Two years pass. Colmán’s wife and child have died, and Colmán now lives alone in a cave, living on the fish he catches, but is constantly tormented by the voices of his wife and son. On his few visits to the nearest village he meets Kitty, an abandoned young girl who was a witness to the killings of Davies and his men, and the two become friends in their shared trauma.
Patsy unexpectedly reappears, accompanied by a number of British soldiers, having convinced them that Colmán was the killer of the landlord and the others. The soldiers apprehend Colmán. separating him from Kitty as Patsy taunts him, threatening to kill the young girl, and forcing Colmán to take action in order to save both himself and Kitty…
Set in much the same period as Black ’47, the title could refer to a number of elements; the blight which will eventually bring famine to Ireland, the acute danger of a one-crop economy and a lesson still not learned by some countries such as Rwanda, or the truly murderous Patsy Kelly (Dara Devaney – Float Like A Butterfly / TV’s Above Suspicion), an ex-serviceman, who is suggested is actually a deserter, and proves to be a genuine sadistic maniac, although writer / director Tom Sullivan mostly keeps his kills offscreen, although the delight he takes in doing so is mentioned several times after his murder spree. Or perhaps the monster is the cold and heartless landlord, the English Lieutenant Davies (Michael McElhatton – The Autopsy Of Jane Doe / TV’s Game Of Thrones). a character painted in unapologetically broad, monstrous strokes.

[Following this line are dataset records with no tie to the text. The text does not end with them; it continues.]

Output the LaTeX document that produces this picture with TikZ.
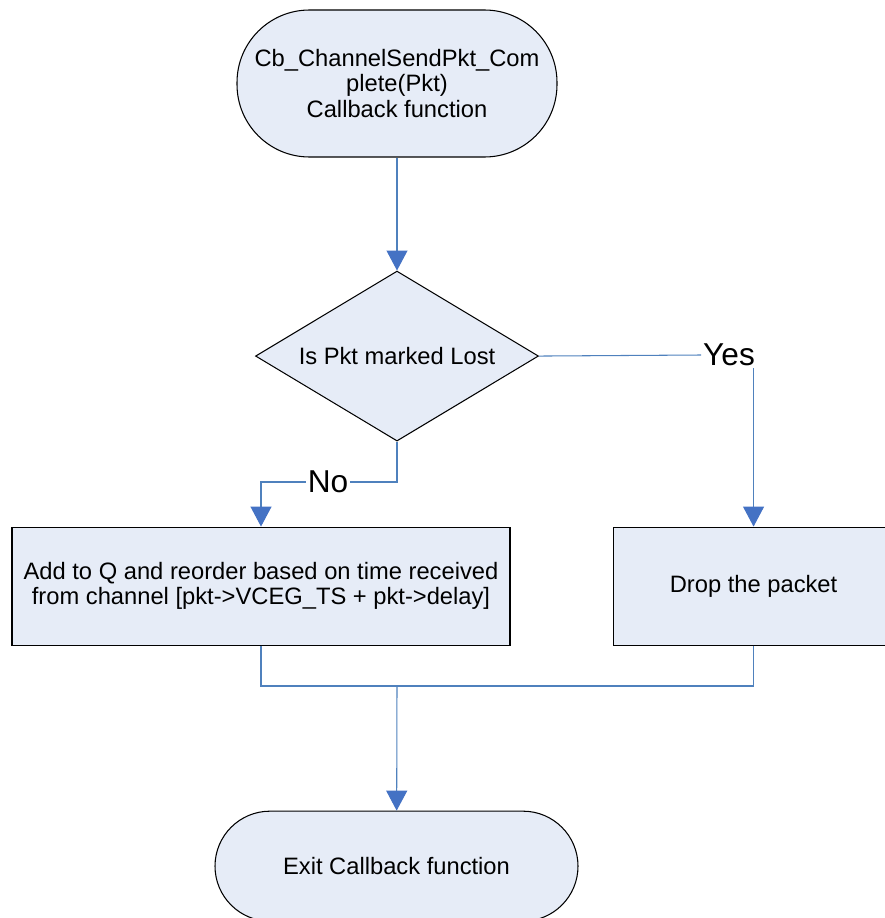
\documentclass[tikz,border=0pt]{standalone}
\usepackage{fontspec}
\setmainfont{Liberation Sans}
\usetikzlibrary{arrows.meta, positioning, shapes.geometric}
\definecolor{boxfill}{RGB}{230,236,247}
\definecolor{flowline}{RGB}{79,129,189}
\definecolor{tipblue}{RGB}{68,114,196}

\begin{document}
\begin{tikzpicture}[
    term/.style={rectangle, draw, fill=boxfill, line width=0.6pt, align=center, inner sep=0pt, font=\fontsize{13.5}{14.5}\selectfont},
    proc/.style={rectangle, draw, fill=boxfill, line width=0.6pt, align=center, inner sep=0pt, minimum height=2.36cm, font=\fontsize{13.5}{14.5}\selectfont},
    decision/.style={diamond, draw, fill=boxfill, line width=0.6pt, inner sep=0pt, shape aspect=1.66, minimum width=5.66cm, minimum height=3.4cm, font=\fontsize{13.5}{14.5}\selectfont},
    answer/.style={inner sep=1pt, font=\fontsize{18}{20}\selectfont},
    flow/.style={draw=flowline, line width=0.6pt},
    >={Triangle[length=4mm, width=4.2mm, color=tipblue]}
    ]
    \useasboundingbox (0,0) rectangle (17.7,-18.36);

    \node[term, minimum width=6.4cm, minimum height=2.94cm, rounded corners=1.45cm] (start) at (7.94,-1.67) {Cb\_ChannelSendPkt\_Com\\plete(Pkt)\\Callback function};
    \node[decision, below=2.26cm of start] (lost) {Is Pkt marked Lost};
    \node[proc, minimum width=9.96cm, below=1.7cm of lost, xshift=-2.72cm] (add) {Add to Q and reorder based on time received\\from channel [pkt->VCEG\_TS + pkt->delay]};
    \node[proc, minimum width=5.62cm, right=2.04cm of add] (drop) {Drop the packet};
    \node[term, minimum width=7.26cm, minimum height=2.2cm, rounded corners=1.1cm, below=3.3cm of add, xshift=2.71cm] (exit) {Exit Callback function};

    \node[answer] (yes) at (14.58,-7.1) {Yes};
    \node[answer] (no) at (6.56,-9.64) {No};
    \coordinate (merge) at (7.94,-13.72);

    \draw[flow, ->] (start) -- (lost);
    \draw[flow] (lost.east) -- (yes.west);
    \draw[flow, ->] (yes.south -| drop.north) -- (drop.north);
    \draw[flow] (lost.south) |- (no.east);
    \draw[flow, ->] (no.west) -| (add.north);

    \draw[flow] (add.south) |- (merge);
    \draw[flow] (drop.south) |- (merge);
    \draw[flow, ->] (merge) -- (exit);
\end{tikzpicture}
\end{document}
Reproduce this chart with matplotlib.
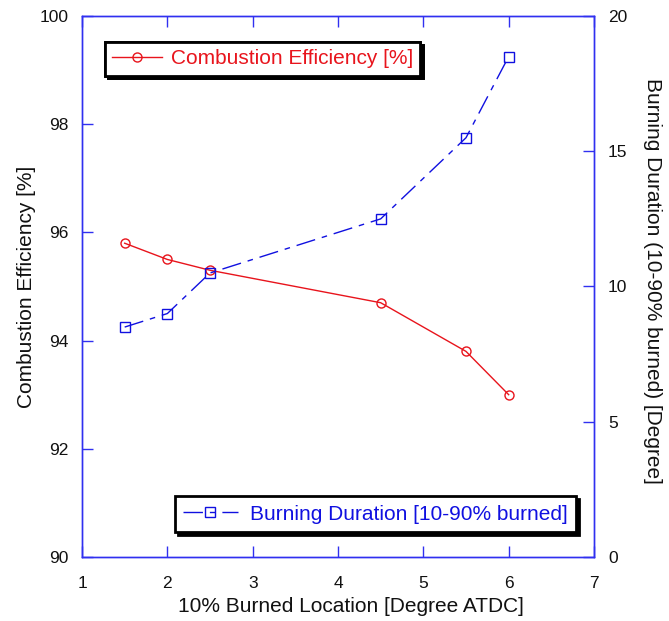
import matplotlib
matplotlib.use("Agg")
import matplotlib.pyplot as plt

plt.rcParams['font.family'] = ['Liberation Sans', 'DejaVu Sans']

# 10% burned location [deg ATDC]
location = [1.5, 2.0, 2.5, 4.5, 5.5, 6.0]
# Combustion efficiency [%]
efficiency = [95.8, 95.5, 95.3, 94.7, 93.8, 93.0]
# Burning duration, 10-90% burned [deg]
duration = [8.5, 9.0, 10.5, 12.5, 15.5, 18.5]

x_ticks = [1, 2, 3, 4, 5, 6, 7]
left_ticks = [90, 92, 94, 96, 98, 100]
right_ticks = [0, 5, 10, 15, 20]

red = '#e8141c'
blue = '#1010e0'
axis_blue = '#3030f0'

fig = plt.figure(figsize=(6.69, 6.21), dpi=100)
ax = fig.add_axes([0.1226, 0.1031, 0.7653, 0.8711])
ax2 = ax.twinx()

l1, = ax.plot(location, efficiency, color=red, lw=1.0, marker='o',
              markersize=6.5, markerfacecolor='none', markeredgecolor=red,
              markeredgewidth=1.0, label='Combustion Efficiency [%]')
l2, = ax2.plot(location, duration, color=blue, lw=1.0, marker='s',
               markersize=7, markerfacecolor='none', markeredgecolor=blue,
               markeredgewidth=1.0, dashes=[14, 5, 4, 5],
               label='Burning Duration [10-90% burned]')

ax.set_xlim(1, 7)
ax.set_ylim(90, 100)
ax2.set_ylim(0, 20)
ax.set_xticks(x_ticks)
ax.set_yticks(left_ticks)
ax2.set_yticks(right_ticks)

for a in (ax, ax2):
    for s in a.spines.values():
        s.set_color(axis_blue)
        s.set_linewidth(1.0)

ax.tick_params(axis='both', direction='in', length=8, width=1.0,
               color=axis_blue, labelsize=12.5, labelcolor='#111111',
               top=True)
ax.tick_params(axis='x', pad=14)
ax.tick_params(axis='y', pad=10)
ax2.tick_params(axis='y', direction='in', length=8, width=1.0,
                color=axis_blue, labelsize=12.5, labelcolor='#111111', pad=10)

ax.set_xlabel('10% Burned Location [Degree ATDC]', fontsize=15, color='#111111',
              labelpad=4, x=0.525, ha='center')
ax.set_ylabel('Combustion Efficiency [%]', fontsize=15, color='#111111',
              labelpad=2)
ax2.set_ylabel('Burning Duration (10-90% burned) [Degree]', fontsize=15,
               color='#111111', rotation=-90, labelpad=25, y=0.51, ha='center')

shadow = {'color': 'black', 'alpha': 1.0}
leg1 = ax.legend(handles=[l1], loc='upper left', bbox_to_anchor=(0.045, 0.952),
                 fontsize=15, frameon=True, fancybox=False, shadow=shadow,
                 handlelength=2.4, borderpad=0.35, borderaxespad=0,
                 handletextpad=0.4, labelcolor=red)
leg1.get_frame().set_edgecolor('black')
leg1.get_frame().set_linewidth(2.0)
ax.add_artist(leg1)

leg2 = ax2.legend(handles=[l2], loc='lower right', bbox_to_anchor=(0.965, 0.046),
                  fontsize=15, frameon=True, fancybox=False, shadow=shadow,
                  handlelength=2.6, borderpad=0.4, borderaxespad=0,
                  handletextpad=0.6, labelcolor=blue)
leg2.get_frame().set_edgecolor('black')
leg2.get_frame().set_linewidth(2.0)

fig.savefig('out.png', dpi=100)
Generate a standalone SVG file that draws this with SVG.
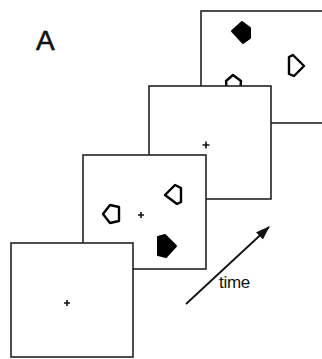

What it cannot refer to is the central character of Colmán Sharkey (Dónall Ó Héalai – Pursuit / Impossible Monsters), who is virtually canonised, being a good, hard-working man whose only mistake is to put a roof over the head of a psychopath, at the request of the local priest, and whose good nature goes so far as to still brew the homemade poitín for his friends, even though, since it killed his father and claimed his inheritance, Colmán never touches a drop.
The critics who caught up with this on the festival circuit noted that a game cast was working hard against the lack of resources, and Ó Héalai was well cast as Colmán, with several good scenes with the debuting Saise Ní Chuinn as Kitty, a young girl who witnessed Patsy’s killings, but a sudden two year jump, in which the events which have happened are précised in a few lines of dialogue was jarring, as was the suggestion that, although Patsy is a psychotic murderer, responsible for the deaths of many men and perfectly willing to kill a teenage girl, the real enemy were in fact the British, was an idea of victimhood some critics took against.
The joint venture funding is a good idea, since otherwise Gaelic productions are unlikely to get off the ground, but unless future productions widen their scope and lose their insularity, the audience is only going to be domestic, and small.